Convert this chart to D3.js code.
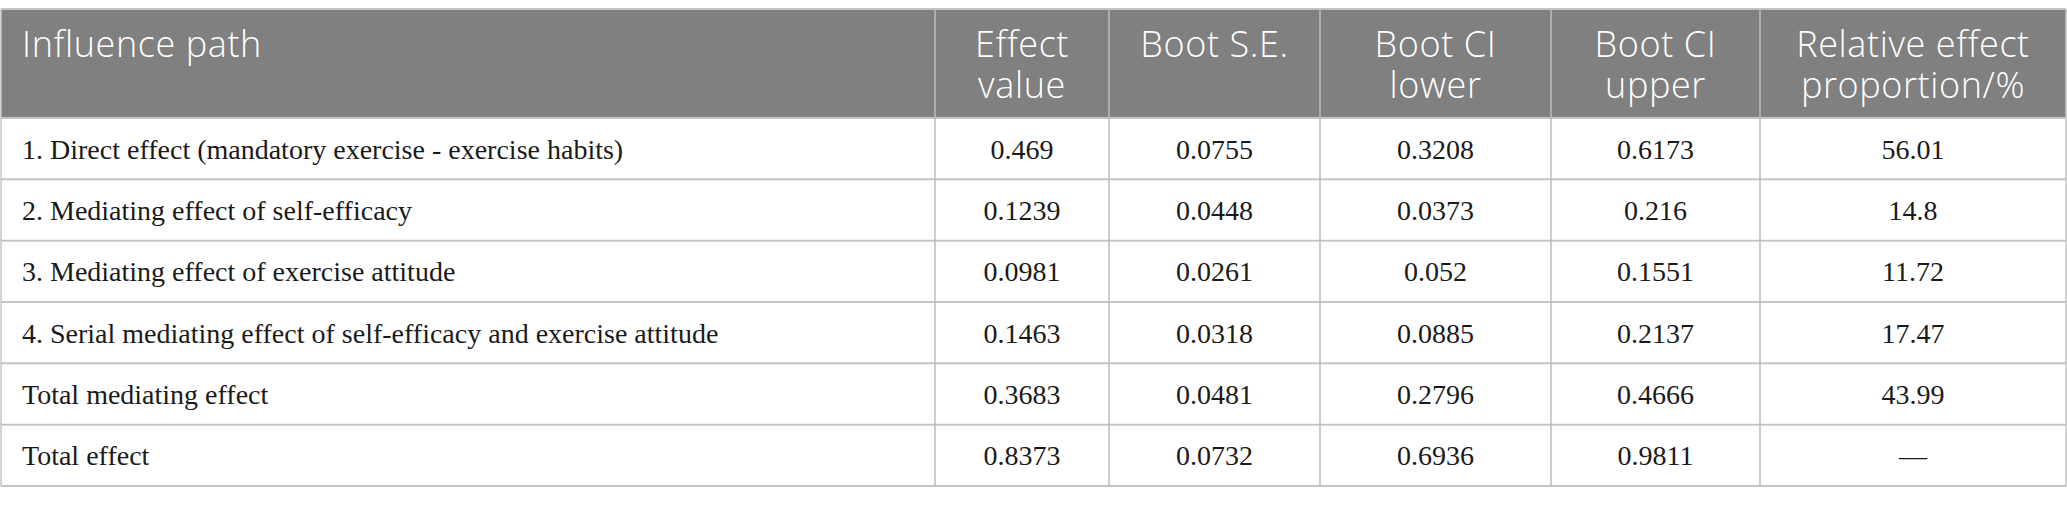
<!DOCTYPE html>
<html>
<head>
<meta charset="utf-8">
<script src="https://cdn.jsdelivr.net/npm/d3@7"></script>
<style>
  html, body { margin: 0; padding: 0; background: #fff; }
</style>
</head>
<body>
<div id="chart"></div>
<script>
// table content
var headers = [
	["Influence path"],
	["Effect", "value"],
	["Boot S.E."],
	["Boot CI", "lower"],
	["Boot CI", "upper"],
	["Relative effect", "proportion/%"]
];
var paths = [
	"1. Direct effect (mandatory exercise - exercise habits)",
	"2. Mediating effect of self-efficacy",
	"3. Mediating effect of exercise attitude",
	"4. Serial mediating effect of self-efficacy and exercise attitude",
	"Total mediating effect",
	"Total effect"
];
var effectValue = ["0.469", "0.1239", "0.0981", "0.1463", "0.3683", "0.8373"];
var bootSE = ["0.0755", "0.0448", "0.0261", "0.0318", "0.0481", "0.0732"];
var ciLower = ["0.3208", "0.0373", "0.052", "0.0885", "0.2796", "0.6936"];
var ciUpper = ["0.6173", "0.216", "0.1551", "0.2137", "0.4666", "0.9811"];
var relProportion = ["56.01", "14.8", "11.72", "17.47", "43.99", "\u2014"];

var dims = {
	width: 2067,
	height: 505,
	top: 9,
	headerBottom: 118,
	bottom: 486,
	cols: [1, 935, 1109, 1320, 1551, 1760, 2066]
};

var rows = paths.map(function(p, i) {
	return [p, effectValue[i], bootSE[i], ciLower[i], ciUpper[i], relProportion[i]];
});

var svg = d3.select("#chart")
	.append("svg")
	.attr("width", dims.width)
	.attr("height", dims.height);

var y = d3.scaleBand()
	.domain(d3.range(rows.length))
	.range([dims.headerBottom, dims.bottom]);

// header background
svg.append("rect")
	.attr("x", dims.cols[0])
	.attr("y", dims.top)
	.attr("width", dims.cols[6] - dims.cols[0])
	.attr("height", dims.headerBottom - dims.top)
	.attr("fill", "#808080");

// horizontal lines
var hLines = [dims.top, dims.headerBottom].concat(d3.range(rows.length).map(function(i) { return y(i) + y.bandwidth(); }));
svg.selectAll("line.h")
	.data(hLines)
	.enter()
	.append("line")
	.attr("class", "h")
	.attr("x1", dims.cols[0])
	.attr("x2", dims.cols[6])
	.attr("y1", function(d) { return d; })
	.attr("y2", function(d) { return d; })
	.attr("stroke", "#c4c4c4")
	.attr("stroke-width", 2);

// vertical lines
svg.selectAll("line.v")
	.data(dims.cols)
	.enter()
	.append("line")
	.attr("class", "v")
	.attr("x1", function(d) { return d; })
	.attr("x2", function(d) { return d; })
	.attr("y1", dims.top)
	.attr("y2", dims.bottom)
	.attr("stroke", function(d, i) { return (i === 0 || i === 6) ? "#c4c4c4" : "#bdbdbd"; })
	.attr("stroke-width", 1.5);

// header text
var colCenter = function(i) { return (dims.cols[i] + dims.cols[i + 1]) / 2; };

var head = svg.selectAll("text.head")
	.data(headers)
	.enter()
	.append("text")
	.attr("class", "head")
	.attr("x", function(d, i) { return i === 0 ? 22 : colCenter(i); })
	.attr("y", 57)
	.attr("text-anchor", function(d, i) { return i === 0 ? "start" : "middle"; })
	.attr("fill", "#ffffff")
	.attr("font-family", "'Open Sans', sans-serif")
	.attr("font-weight", 300)
	.attr("font-size", "36px")
	.attr("letter-spacing", "0.6px");

head.each(function(d, i) {
	var t = d3.select(this);
	d.forEach(function(line, j) {
		t.append("tspan")
			.attr("x", i === 0 ? 22 : colCenter(i))
			.attr("dy", j === 0 ? 0 : 41)
			.text(line);
	});
});

// body text
var rowG = svg.selectAll("g.row")
	.data(rows)
	.enter()
	.append("g")
	.attr("class", "row")
	.attr("transform", function(d, i) { return "translate(0," + (y(i) + y.bandwidth() / 2) + ")"; });

rowG.selectAll("text")
	.data(function(d) { return d; })
	.enter()
	.append("text")
	.attr("x", function(d, i) { return i === 0 ? 22 : colCenter(i); })
	.attr("y", 0)
	.attr("dy", "0.36em")
	.attr("text-anchor", function(d, i) { return i === 0 ? "start" : "middle"; })
	.attr("fill", "#1a1a1a")
	.attr("font-family", "'Liberation Serif', serif")
	.attr("font-size", "28px")
	.text(function(d) { return d; });
</script>
</body>
</html>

+---+

CHALLENGE:
All the lines above are to be given again exactly as they read, with the pictures removed.

WRITTEN SOLUTION:
Convert this chart to D3.js code.
<!DOCTYPE html>
<html>
<head>
<meta charset="utf-8">
<script src="https://cdn.jsdelivr.net/npm/d3@7"></script>
<style>
  html, body { margin: 0; padding: 0; background: #fff; }
</style>
</head>
<body>
<div id="chart"></div>
<script>
// table content
var headers = [
	["Influence path"],
	["Effect", "value"],
	["Boot S.E."],
	["Boot CI", "lower"],
	["Boot CI", "upper"],
	["Relative effect", "proportion/%"]
];
var paths = [
	"1. Direct effect (mandatory exercise - exercise habits)",
	"2. Mediating effect of self-efficacy",
	"3. Mediating effect of exercise attitude",
	"4. Serial mediating effect of self-efficacy and exercise attitude",
	"Total mediating effect",
	"Total effect"
];
var effectValue = ["0.469", "0.1239", "0.0981", "0.1463", "0.3683", "0.8373"];
var bootSE = ["0.0755", "0.0448", "0.0261", "0.0318", "0.0481", "0.0732"];
var ciLower = ["0.3208", "0.0373", "0.052", "0.0885", "0.2796", "0.6936"];
var ciUpper = ["0.6173", "0.216", "0.1551", "0.2137", "0.4666", "0.9811"];
var relProportion = ["56.01", "14.8", "11.72", "17.47", "43.99", "\u2014"];

var dims = {
	width: 2067,
	height: 505,
	top: 9,
	headerBottom: 118,
	bottom: 486,
	cols: [1, 935, 1109, 1320, 1551, 1760, 2066]
};

var rows = paths.map(function(p, i) {
	return [p, effectValue[i], bootSE[i], ciLower[i], ciUpper[i], relProportion[i]];
});

var svg = d3.select("#chart")
	.append("svg")
	.attr("width", dims.width)
	.attr("height", dims.height);

var y = d3.scaleBand()
	.domain(d3.range(rows.length))
	.range([dims.headerBottom, dims.bottom]);

// header background
svg.append("rect")
	.attr("x", dims.cols[0])
	.attr("y", dims.top)
	.attr("width", dims.cols[6] - dims.cols[0])
	.attr("height", dims.headerBottom - dims.top)
	.attr("fill", "#808080");

// horizontal lines
var hLines = [dims.top, dims.headerBottom].concat(d3.range(rows.length).map(function(i) { return y(i) + y.bandwidth(); }));
svg.selectAll("line.h")
	.data(hLines)
	.enter()
	.append("line")
	.attr("class", "h")
	.attr("x1", dims.cols[0])
	.attr("x2", dims.cols[6])
	.attr("y1", function(d) { return d; })
	.attr("y2", function(d) { return d; })
	.attr("stroke", "#c4c4c4")
	.attr("stroke-width", 2);

// vertical lines
svg.selectAll("line.v")
	.data(dims.cols)
	.enter()
	.append("line")
	.attr("class", "v")
	.attr("x1", function(d) { return d; })
	.attr("x2", function(d) { return d; })
	.attr("y1", dims.top)
	.attr("y2", dims.bottom)
	.attr("stroke", function(d, i) { return (i === 0 || i === 6) ? "#c4c4c4" : "#bdbdbd"; })
	.attr("stroke-width", 1.5);

// header text
var colCenter = function(i) { return (dims.cols[i] + dims.cols[i + 1]) / 2; };

var head = svg.selectAll("text.head")
	.data(headers)
	.enter()
	.append("text")
	.attr("class", "head")
	.attr("x", function(d, i) { return i === 0 ? 22 : colCenter(i); })
	.attr("y", 57)
	.attr("text-anchor", function(d, i) { return i === 0 ? "start" : "middle"; })
	.attr("fill", "#ffffff")
	.attr("font-family", "'Open Sans', sans-serif")
	.attr("font-weight", 300)
	.attr("font-size", "36px")
	.attr("letter-spacing", "0.6px");

head.each(function(d, i) {
	var t = d3.select(this);
	d.forEach(function(line, j) {
		t.append("tspan")
			.attr("x", i === 0 ? 22 : colCenter(i))
			.attr("dy", j === 0 ? 0 : 41)
			.text(line);
	});
});

// body text
var rowG = svg.selectAll("g.row")
	.data(rows)
	.enter()
	.append("g")
	.attr("class", "row")
	.attr("transform", function(d, i) { return "translate(0," + (y(i) + y.bandwidth() / 2) + ")"; });

rowG.selectAll("text")
	.data(function(d) { return d; })
	.enter()
	.append("text")
	.attr("x", function(d, i) { return i === 0 ? 22 : colCenter(i); })
	.attr("y", 0)
	.attr("dy", "0.36em")
	.attr("text-anchor", function(d, i) { return i === 0 ? "start" : "middle"; })
	.attr("fill", "#1a1a1a")
	.attr("font-family", "'Liberation Serif', serif")
	.attr("font-size", "28px")
	.text(function(d) { return d; });
</script>
</body>
</html>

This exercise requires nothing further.